The firm was censured and ordered to pay a $350,000 fine.

Read the SEC order here.

SEC Charges Broker-Dealer for Failure to Implement Written Supervisory Procedures

On August 10, 2020, the SEC charged a broker-dealer for ignoring or failing to recognize numerous red flags, failing to properly investigate certain conduct as required by its written supervisory procedures, and ultimately failing to file SARs.

The CFTC simultaneously settled charges against the broker-dealer, also a registered futures commission merchant, for failing to diligently supervise its officers’, employees’, and agents’ handling of several commodity trading accounts and failing to adequately implement procedures to detect an report suspicious transactions as required under federal AML laws and regulations (see Release 8218-20).

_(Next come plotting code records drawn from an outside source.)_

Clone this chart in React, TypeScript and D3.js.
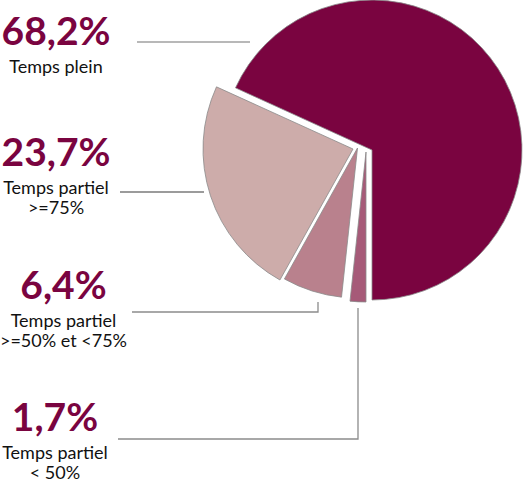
import React from "react";
import * as d3 from "d3";

// ---- data (pie order, clockwise from 6 o'clock) ----
const categories = ["Temps partiel\n< 50%", "Temps partiel\n>=50% et <75%", "Temps partiel\n>=75%", "Temps plein"];
const values = [1.7, 6.4, 23.7, 68.2];
const valueLabels = ["1,7%", "6,4%", "23,7%", "68,2%"];

// ---- styles / layout ----
const W = 524;
const H = 485;
const CX = 372;
const CY = 150;
const R = 150;
const colors = ["#a65a78", "#b9818d", "#cdacaa", "#7a0440"];
// per-slice explode offset (dx, dy)
const explode: [number, number][] = [[-6, 2], [-14.5, -2], [-19, -1], [0, 0]];
// label centre x, percentage baseline y
const labelX = [55, 63.5, 56, 56];
const labelY = [431, 299, 166, 45];
// leader polylines
const leaders: [number, number][][] = [
  [[118, 439], [358, 439], [358, 308]],
  [[132, 312], [318, 312], [318, 302]],
  [[120, 192], [204, 192]],
  [[137, 42], [250, 42]],
];
const leaderColors = ["#8c8c8c", "#8c8c8c", "#7a7a7a", "#b8b8b8"];
const leaderWidths = [1.3, 1.3, 1.3, 1.8];

export default function App() {
  const pie = d3
    .pie<number>()
    .sort(null)
    .startAngle(Math.PI)
    .endAngle(3 * Math.PI)
    .value((d) => d);
  const arcs = pie(values);
  const arc = d3.arc<d3.PieArcDatum<number>>().innerRadius(0).outerRadius(R);
  const line = d3.line();

  return (
    <svg
      width={W}
      height={H}
      style={{ position: "absolute", left: 0, top: 0, background: "#fff" }}
      fontFamily="Lato, 'Open Sans', sans-serif"
    >
      {arcs.map((a, i) => (
        <path
          key={i}
          d={arc(a) || ""}
          transform={`translate(${CX + explode[i][0]},${CY + explode[i][1]})`}
          fill={colors[i]}
          stroke="#8a8a8a"
          strokeWidth={0.8}
          strokeLinejoin="miter"
        />
      ))}
      {leaders.map((pts, i) => (
        <path
          key={"l" + i}
          d={line(pts) || ""}
          fill="none"
          stroke={leaderColors[i]}
          strokeWidth={leaderWidths[i]}
        />
      ))}
      {categories.map((c, i) => (
        <g key={"t" + i}>
          <text
            x={labelX[i]}
            y={labelY[i]}
            textAnchor="middle"
            fontSize={39}
            fontWeight={700}
            fill="#7a0440"
          >
            {valueLabels[i]}
          </text>
          {c.split("\n").map((ln, j) => (
            <text
              key={j}
              x={labelX[i]}
              y={labelY[i] + 28 + j * 20}
              textAnchor="middle"
              fontSize={18}
              fill="#111"
            >
              {ln}
            </text>
          ))}
        </g>
      ))}
    </svg>
  );
}
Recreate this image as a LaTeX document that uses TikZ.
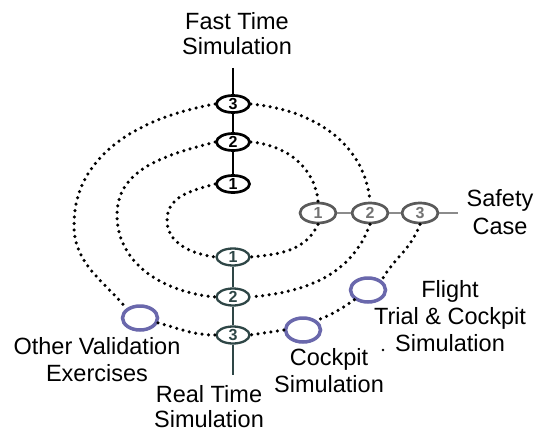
\documentclass[tikz,border=0pt]{standalone}
\usepackage{fontspec}
\setmainfont{Liberation Sans}
\usetikzlibrary{shapes.geometric}
\definecolor{ring}{HTML}{6A68AC}
\definecolor{slate}{HTML}{2E4646}
\definecolor{hgray}{HTML}{5A5A5A}
\begin{document}
\begin{tikzpicture}[x=1pt,y=1pt,
  num/.style={ellipse, draw, line width=2.7pt, minimum width=33pt, minimum height=17pt, inner sep=0pt, font=\fontsize{16}{16}\selectfont\bfseries},
  topn/.style={num, draw=black, text=black},
  botn/.style={num, draw=slate, text=slate, line width=2.3pt},
  hn/.style={num, draw=hgray, text=hgray!85, minimum width=36pt, minimum height=20pt},
  val/.style={ellipse, draw=ring, line width=3.5pt, inner sep=0pt, minimum width=35pt, minimum height=24pt},
  lbl/.style={align=center, inner sep=0pt, anchor=north, font=\fontsize{23.5}{#1}\selectfont},
  lbl/.default=26,
  dots/.style={line width=3.5pt, dash pattern=on 0pt off 6.5pt, line cap=round},
  link/.style={line width=1.8pt}]
\fill[white] (0,0) rectangle (534,432);
\useasboundingbox (0,0) rectangle (534,432);
% numbered nodes
\node[topn] (t3) at (233,328) {3};
\node[topn] (t2) at (233,290) {2};
\node[topn] (t1) at (233,248) {1};
\node[botn] (b1) at (233,175) {1};
\node[botn] (b2) at (233,135) {2};
\node[botn] (b3) at (233,97) {3};
\node[hn] (h1) at (318,219) {1};
\node[hn] (h2) at (370,219) {2};
\node[hn] (h3) at (420,219) {3};
% validation ellipses
\node[val] (oth) at (140,114) {};
\node[val] (ck) at (303,102) {};
\node[val] (fl) at (368,142) {};
% axis ends
\coordinate (ftop) at (233,364);
\coordinate (rbot) at (233,57);
\coordinate (sright) at (458,219);
% axis lines
\draw[link,black] (ftop) -- (t3) -- (t2) -- (t1);
\draw[link,slate] (b1) -- (b2) -- (b3) -- (rbot);
\draw[link,hgray!70] (h1) -- (h2) -- (h3) -- (sright);
% dotted rings
\draw[dots] (t1.west) to[out=195,in=90] (167,212) to[out=-90,in=172] (b1.west);
\draw[dots] (t2.west) to[out=195,in=90] (117,217) to[out=-90,in=175] (b2.west);
\draw[dots] (t3.west) to[out=190,in=90] (74,207) to[out=-90,in=130] (oth.north west);
\draw[dots] (oth.-15) to[out=-15,in=180] (b3.west);
\draw[dots] (t2.east) to[out=-5,in=95] (h1.north);
\draw[dots] (t3.east) to[out=-5,in=95] (h2.north);
\draw[dots] (h1.south) to[out=-115,in=5] (b1.east);
\draw[dots] (h2.south) to[out=-110,in=5] (b2.east);
\draw[dots] (h3.south) to[out=-110,in=60] (fl.north east);
\draw[dots] (fl.south west) to[out=-145,in=20] (ck.north east);
\draw[dots] (ck.west) -- (b3.east);
% stray dot
\fill (383,82) circle (1.3);
% labels
\node[lbl=25] (lfast) at (237,420) {Fast Time\\Simulation};
\node[lbl=28] (lsafe) at (500,243) {Safety\\Case};
\node[lbl=27] (lflight) at (450,152) {Flight\\Trial \& Cockpit\\Simulation};
\node[lbl=27] (lcock) at (329,84) {Cockpit\\Simulation};
\node[lbl=25] (lreal) at (209,47) {Real Time\\Simulation};
\node[lbl=27] (lother) at (97,95) {Other Validation\\Exercises};
\end{tikzpicture}
\end{document}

The firm was ordered to pay a $11,500,000 fine to the SEC, and fines to FINRA and the CTF, for a total of $38,000,000 in fines.

Read the SEC order here.

SEC Charges Former Principal of Investment Adviser with Data Manipulation and Valuation Fraud

On August 11, 2020, the SEC charged a former principal of an investment adviser for manipulating payments for his funds’ investment in loams made by an online small business lender. The formal principal directed the lender to make payments to the funds, which gave the false impression that underlying borrowers were making principal payments on what were actually delinquent loans that should have been fully marked down but were not because of the payments engineered. As a result, the firm allegedly collected more that $5-6 million in extra management and performance fees from the fund.

Read the SEC order here.

SEC Obtains Final Judgment Against Former Investment Banker for Insider Trading

On August 12, 2020, the SEC obtained a final judgement against a former investment banker in a $1.1 million insider trading scheme. The former banker illegally tipped his father about future mergers and acquisitions involving clients of two investment banks for which he worked. His father cashed in on the tips by placing trades himself and by recruiting a partner to place trades ahead of the public announcement of these corporate transactions. All parties were criminally charged. The former investment banker was sentenced to two years’ imprisonment; his father and his father’s partner pled guilty to criminal charges and agreed to settle the SEC’s civil charges against them.

Read More here.

SEC Charges Pharmaceutical Company Founder with Insider Trading

On August 25, 2020, the SEC charged the founder and former board member of a pharmaceutical company for communicating MNPI ahead of an acquisition to be made by another pharmaceutical company. As a result of these actions, his friends and family realized ill-gotten gains of $300,000.

Read More here.

CFTC Fines Commodities Futures Exchange and Two Former Employees for Disclosing MNPI

On August 4, 2020, the CFTC entered in a consent order resolving charges against a commodities futures exchange and two former employees for disclosing MNPI. The order found numerous occasions between 2008 and 2010 where the two employees willingly disclosed MNPI obtained through special access. The two employees improperly disclosed crude oil options and natural gas futures trades to a commodities broker including trade details such as price and volume, and other confidential information.

The commodities futures exchange and two former employees were ordered to pay a $4,000,000 fine.